Есть времена, когда нужно просто молчать, а занятие привычным и когда-то комфортным писательством похоже на выдаивание убитой и недоеной коровы, чье разбухшее вымя — и не только его — видит Элизбар из окопа. То есть писатель все-таки признает, что нравственное иногда выше эстетического. И в этом он, конечно, наследник мощного толстовского начала. Что не вяжется с нередким у Чиладзе пренебрежением к простому человеку, исключенному из игр вокруг власти и лишенному духовно-творческих интересов.
До какого-то момента мы с живым интересом читаем нового Отара Чиладзе, резкого в оценках и грубоватого в выражениях. О мифолого-историческом величии, повторю, уже нет и речи: “…несчастные наши цари очнулись только тогда, когда их страну, расползшуюся на лоскутья при грузинском Александре Первом, собрал воедино русский Александр Первый, причем собрал в утробе великой империи. Дабы впоследствии Грузия являлась миру исключительно из ее заднего отверстия и только по надобе, то есть тогда, когда в этом возникнет нужда; являлась уже превращенная в другое вещество…”
Невольно возникает вопрос: в какой утробе собирают сегодняшнюю Грузию? Предусмотрено ли хоть какое-нибудь отверстие, через которое она сможет явить себя миру? Вполне может случиться, что все вместе могут “опять оказаться заглоченными чудищем, но теперь уже без всякой надежды быть исторгнутыми обратно”.

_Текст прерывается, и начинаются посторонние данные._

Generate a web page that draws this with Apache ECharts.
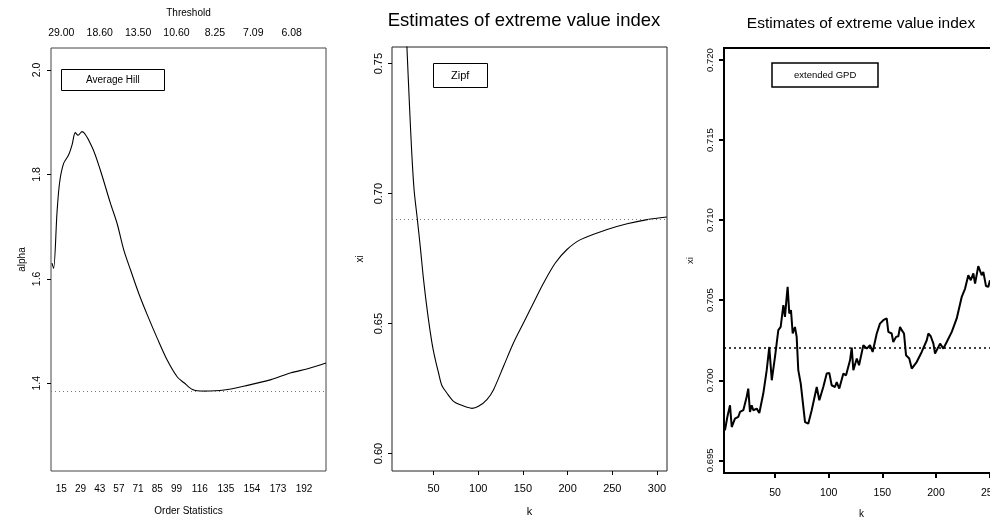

“Другим веществом” Грузия стала задолго до российского присутствия в ее жизни. Еще посланник Пия Второго (он появляется на последних страницах романа как обитатель сумасшедшего дома, пытающийся регулировать уличное движение в Тбилиси; надо сказать, занятие очевидно безумное) не обнаружил на положенном месте Грузии, той феодальной Грузии периода ее короткого расцвета в ХI веке. “Живут по рабским законам, гордятся постыдным и стыдятся человеческого”. Это с величием библейского пророка сказано Чиладзе не только о своих современниках. Публицистические отрывки в романе звучат сильно и горько, за ними стоит не вымышленный герой, но сам писатель. Хотя мне кажется, что в качестве чистой публицистики, не включенной в роман, они звучали бы еще сильнее.